■ EXERCISE DIRECTIONS: Extract the first line of the entries below and every line after it up to the one containing "from matplotlib.ticker import MultipleLocator", both kept. Pictures are excluded.

[Entries taken from a collection]
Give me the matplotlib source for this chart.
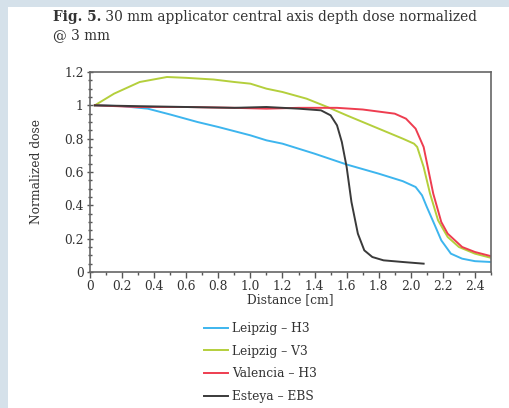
import matplotlib
matplotlib.use('Agg')
import matplotlib.pyplot as plt
from matplotlib.patches import Rectangle
from matplotlib.ticker import MultipleLocator

# series
leipzig_h3_x = [0.03, 0.2, 0.36, 0.5, 0.67, 0.8, 0.92, 1.0, 1.1, 1.2, 1.4, 1.6, 1.8, 1.95, 2.03, 2.07, 2.1, 2.15, 2.19, 2.25, 2.32, 2.4, 2.5]
leipzig_h3_y = [1.0, 0.995, 0.98, 0.945, 0.90, 0.87, 0.84, 0.82, 0.79, 0.77, 0.71, 0.645, 0.59, 0.545, 0.51, 0.46, 0.39, 0.28, 0.19, 0.11, 0.08, 0.065, 0.06]

leipzig_v3_x = [0.03, 0.15, 0.31, 0.48, 0.6, 0.77, 0.9, 1.0, 1.1, 1.2, 1.35, 1.48, 1.6, 1.8, 1.95, 2.02, 2.04, 2.08, 2.12, 2.17, 2.23, 2.3, 2.4, 2.5]
leipzig_v3_y = [1.0, 1.07, 1.14, 1.17, 1.165, 1.155, 1.14, 1.13, 1.10, 1.08, 1.04, 0.99, 0.94, 0.86, 0.80, 0.77, 0.75, 0.63, 0.47, 0.31, 0.21, 0.15, 0.11, 0.085]

valencia_h3_x = [0.03, 0.3, 0.6, 0.9, 1.1, 1.3, 1.54, 1.7, 1.9, 1.97, 2.03, 2.08, 2.14, 2.19, 2.23, 2.32, 2.4, 2.5]
valencia_h3_y = [1.0, 0.99, 0.99, 0.985, 0.98, 0.985, 0.985, 0.975, 0.95, 0.92, 0.86, 0.75, 0.47, 0.30, 0.23, 0.15, 0.12, 0.095]

esteya_x = [0.03, 0.3, 0.6, 0.9, 1.1, 1.3, 1.44, 1.5, 1.54, 1.57, 1.6, 1.63, 1.67, 1.71, 1.76, 1.83, 1.95, 2.08]
esteya_y = [1.0, 0.995, 0.99, 0.985, 0.99, 0.98, 0.97, 0.94, 0.88, 0.78, 0.63, 0.42, 0.23, 0.13, 0.09, 0.07, 0.06, 0.05]

x_ticks = [0, 0.2, 0.4, 0.6, 0.8, 1.0, 1.2, 1.4, 1.6, 1.8, 2.0, 2.2, 2.4]
x_tick_labels = ['0', '0.2', '0.4', '0.6', '0.8', '1.0', '1.2', '1.4', '1.6', '1.8', '2.0', '2.2', '2.4']
y_ticks = [0, 0.2, 0.4, 0.6, 0.8, 1.0, 1.2]
y_tick_labels = ['0', '0.2', '0.4', '0.6', '0.8', '1', '1.2']

plt.rcParams['font.family'] = ['DejaVu Serif']

fig = plt.figure(figsize=(5.09, 4.08), dpi=100)
fig.patch.set_facecolor('#d5e1ea')
W, H = 509.0, 408.0
fig.add_artist(Rectangle((8 / W, 0), 1, 1 - 7 / H, transform=fig.transFigure,
                         facecolor='white', edgecolor='none', zorder=-5))

ax = fig.add_axes([90 / W, 1 - 272 / H, (491 - 90) / W, 200 / H])

ax.plot(leipzig_h3_x, leipzig_h3_y, color='#3db5ee', lw=1.4, label='Leipzig \u2013 H3')
ax.plot(leipzig_v3_x, leipzig_v3_y, color='#b4cf3c', lw=1.4, label='Leipzig \u2013 V3')
ax.plot(valencia_h3_x, valencia_h3_y, color='#ee3d50', lw=1.4, label='Valencia \u2013 H3')
ax.plot(esteya_x, esteya_y, color='#3a3a3a', lw=1.4, label='Esteya \u2013 EBS')

ax.set_xlim(0, 2.5)
ax.set_ylim(0, 1.2)
ax.set_xticks(x_ticks)
ax.set_xticklabels(x_tick_labels)
ax.set_yticks(y_ticks)
ax.set_yticklabels(y_tick_labels)
ax.xaxis.set_minor_locator(MultipleLocator(0.1))
ax.yaxis.set_minor_locator(MultipleLocator(0.05))
ax.tick_params(axis='both', which='both', colors='#555555', labelcolor='#333333', labelsize=8.8, width=1)
ax.tick_params(axis='x', which='major', direction='out', length=4, pad=2)
ax.tick_params(axis='x', which='minor', direction='out', length=2.5)
ax.tick_params(axis='y', which='major', direction='inout', length=5, pad=2)
ax.tick_params(axis='y', which='minor', direction='inout', length=3)
for s in ax.spines.values():
    s.set_color('#666666')
    s.set_linewidth(1.2)

ax.set_xlabel('Distance [cm]', fontsize=8.8, color='#333333', labelpad=0)
ax.set_ylabel('Normalized dose', fontsize=8.8, color='#333333')
ax.yaxis.set_label_coords((43 - 90) / 401.0, 0.5)

leg = ax.legend(loc='upper left', bbox_to_anchor=((199 - 90) / 401.0, -0.225), frameon=False,
                fontsize=8.8, handlelength=2.0, handletextpad=0.3, labelspacing=0.8,
                borderaxespad=0)
for t in leg.get_texts():
    t.set_color('#333333')

t1 = fig.text(53 / W, 1 - 21 / H, 'Fig. 5.', fontsize=9.9, fontweight='bold', color='#333333')
ax.annotate(' 30 mm applicator central axis depth dose normalized', xy=(1, 0),
            xycoords=t1, fontsize=9.9, color='#333333', va='bottom')
fig.text(53 / W, 1 - 39 / H, '@ 3 mm', fontsize=9.9, color='#333333')

fig.savefig('out.png', dpi=100, facecolor=fig.get_facecolor())
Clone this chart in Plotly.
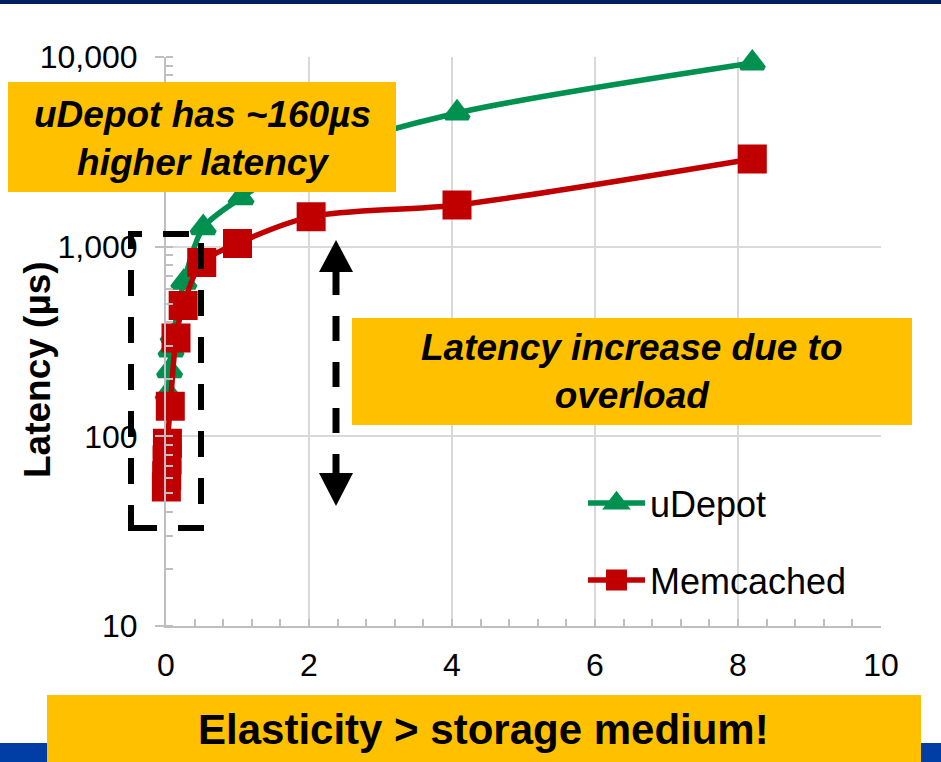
import plotly.graph_objects as go

# ---------------- data ----------------
udepot_x = [0.03, 0.05, 0.07, 0.10, 0.25, 0.52, 1.05, 2.0, 4.07, 8.2]
udepot_y = [168, 222, 285, 340, 650, 1260, 1810, 3000, 5070, 9300]

memc_x = [0.005, 0.01, 0.015, 0.02, 0.06, 0.14, 0.24, 0.50, 1.0, 2.03, 4.07, 8.2]
memc_y = [54, 62, 75, 92, 144, 330, 490, 825, 1040, 1440, 1660, 2900]

x_ticks = [0, 2, 4, 6, 8, 10]
x_tick_labels = ["0", "2", "4", "6", "8", "10"]
y_ticks = [10, 100, 1000, 10000]
y_tick_labels = ["10", "100", "1,000", "10,000"]

# ---------------- layout helpers (pixel -> paper) ----------------
W, H = 941, 762
L, R, T, B = 166, 881, 57, 626


def px(x):
    return (x - L) / (R - L)


def py(y):
    return (B - y) / (B - T)


FONT = "Liberation Sans, Arial, sans-serif"
GREEN = "#00904F"
RED = "#C00000"
ORANGE = "#FFC000"

fig = go.Figure()
fig.add_trace(go.Scatter(
    x=udepot_x, y=udepot_y, name="uDepot", mode="lines+markers",
    line=dict(color=GREEN, width=5.5, shape="spline", smoothing=0.8),
    marker=dict(symbol="triangle-up", size=20, color=GREEN,
                line=dict(color=GREEN, width=5)),
    cliponaxis=False, legend="legend", showlegend=True,
))
fig.add_trace(go.Scatter(
    x=memc_x, y=memc_y, name="Memcached", mode="lines+markers",
    line=dict(color=RED, width=5.5, shape="spline", smoothing=0.8),
    marker=dict(symbol="square", size=24, color=RED,
                line=dict(color=RED, width=5)),
    cliponaxis=False, legend="legend2", showlegend=True,
))

shapes = []
# top navy band and bottom blue band
shapes.append(dict(type="rect", xref="paper", yref="paper", layer="above",
                   x0=px(0), x1=px(W), y0=py(0), y1=py(4),
                   fillcolor="#002060", line=dict(width=0)))
shapes.append(dict(type="rect", xref="paper", yref="paper", layer="above",
                   x0=px(0), x1=px(W), y0=py(743), y1=py(H),
                   fillcolor="#003DA5", line=dict(width=0)))
# orange boxes
for (x0, x1, y0, y1) in [(47, 921, 695, H), (8, 396, 82, 192), (352, 912, 318, 425)]:
    shapes.append(dict(type="rect", xref="paper", yref="paper", layer="above",
                       x0=px(x0), x1=px(x1), y0=py(y1), y1=py(y0),
                       fillcolor=ORANGE, line=dict(width=0)))
# dashed rectangle around low-load region
shapes.append(dict(type="rect", xref="paper", yref="paper", layer="above",
                   x0=px(131), x1=px(201), y0=py(528), y1=py(234),
                   line=dict(color="black", width=6, dash="26px,21px")))
# dashed double arrow
shapes.append(dict(type="line", xref="paper", yref="paper", layer="above",
                   x0=px(336), x1=px(336), y0=py(270), y1=py(475),
                   line=dict(color="black", width=7, dash="25px,21px")))


def tri(p1, p2, p3):
    return "M{},{} L{},{} L{},{} Z".format(px(p1[0]), py(p1[1]), px(p2[0]), py(p2[1]),
                                          px(p3[0]), py(p3[1]))


shapes.append(dict(type="path", xref="paper", yref="paper", layer="above",
                   path=tri((336, 240), (319, 272), (353, 272)),
                   fillcolor="black", line=dict(width=0)))
shapes.append(dict(type="path", xref="paper", yref="paper", layer="above",
                   path=tri((336, 506), (319, 473), (353, 473)),
                   fillcolor="black", line=dict(width=0)))

annotations = [
    dict(xref="paper", yref="paper", x=px(202), y=py(139), showarrow=False,
         xanchor="center", yanchor="middle",
         text="<b><i>uDepot has ~160µs<br>higher latency</i></b>",
         font=dict(family=FONT, size=37, color="black"), align="center"),
    dict(xref="paper", yref="paper", x=px(632), y=py(371), showarrow=False,
         xanchor="center", yanchor="middle",
         text="<b><i>Latency increase due to<br>overload</i></b>",
         font=dict(family=FONT, size=37, color="black"), align="center"),
    dict(xref="paper", yref="paper", x=px(483), y=py(729), showarrow=False,
         xanchor="center", yanchor="middle",
         text="<b>Elasticity > storage medium!</b>",
         font=dict(family=FONT, size=42, color="black"), align="center"),
    dict(xref="paper", yref="paper", x=px(37), y=py(370), showarrow=False,
         xanchor="center", yanchor="middle",
         text="<b>Latency (µs)</b>", textangle=-90,
         font=dict(family=FONT, size=37, color="black")),
]

fig.update_layout(
    width=W, height=H, autosize=False, showlegend=True,
    margin=dict(l=L, r=W - R, t=T, b=H - B, pad=0),
    paper_bgcolor="white", plot_bgcolor="white",
    font=dict(family=FONT, color="black"),
    shapes=shapes, annotations=annotations,
    legend=dict(x=px(583), y=py(503), xanchor="left", yanchor="middle",
                font=dict(family=FONT, size=36, color="black"),
                bgcolor="rgba(0,0,0,0)", itemwidth=57, visible=True),
    legend2=dict(x=px(583), y=py(580), xanchor="left", yanchor="middle",
                 font=dict(family=FONT, size=36, color="black"),
                 bgcolor="rgba(0,0,0,0)", itemwidth=57, visible=True),
    xaxis=dict(range=[0, 10], tickvals=x_ticks, ticktext=x_tick_labels,
               showgrid=True, gridcolor="#D9D9D9", gridwidth=2,
               showline=True, linecolor="#BFBFBF", linewidth=2,
               ticks="inside", ticklen=7, tickcolor="#BFBFBF", tickwidth=2,
               minor=dict(dtick=0.4, tick0=0, ticks="inside", ticklen=7,
                          tickcolor="#BFBFBF", tickwidth=2, showgrid=False),
               tickfont=dict(family=FONT, size=32, color="black"),
               ticklabelstandoff=10, zeroline=False),
    yaxis=dict(type="log", range=[1, 4], tickvals=y_ticks, ticktext=y_tick_labels,
               showgrid=True, gridcolor="#D9D9D9", gridwidth=2,
               showline=True, linecolor="#BFBFBF", linewidth=2,
               ticks="outside", ticklen=9, tickcolor="#BFBFBF", tickwidth=2,
               minor=dict(dtick="D1", ticks="inside", ticklen=7,
                          tickcolor="#BFBFBF", tickwidth=2, showgrid=False),
               tickfont=dict(family=FONT, size=32, color="black"),
               ticklabelstandoff=11, zeroline=False),
)

fig.write_html("out.html", config={"displayModeBar": False},
               post_script="document.body.style.margin='0';")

■ ANSWER BELOW:
Give me the matplotlib source for this chart.
import matplotlib
matplotlib.use('Agg')
import matplotlib.pyplot as plt
from matplotlib.patches import Rectangle
from matplotlib.ticker import MultipleLocator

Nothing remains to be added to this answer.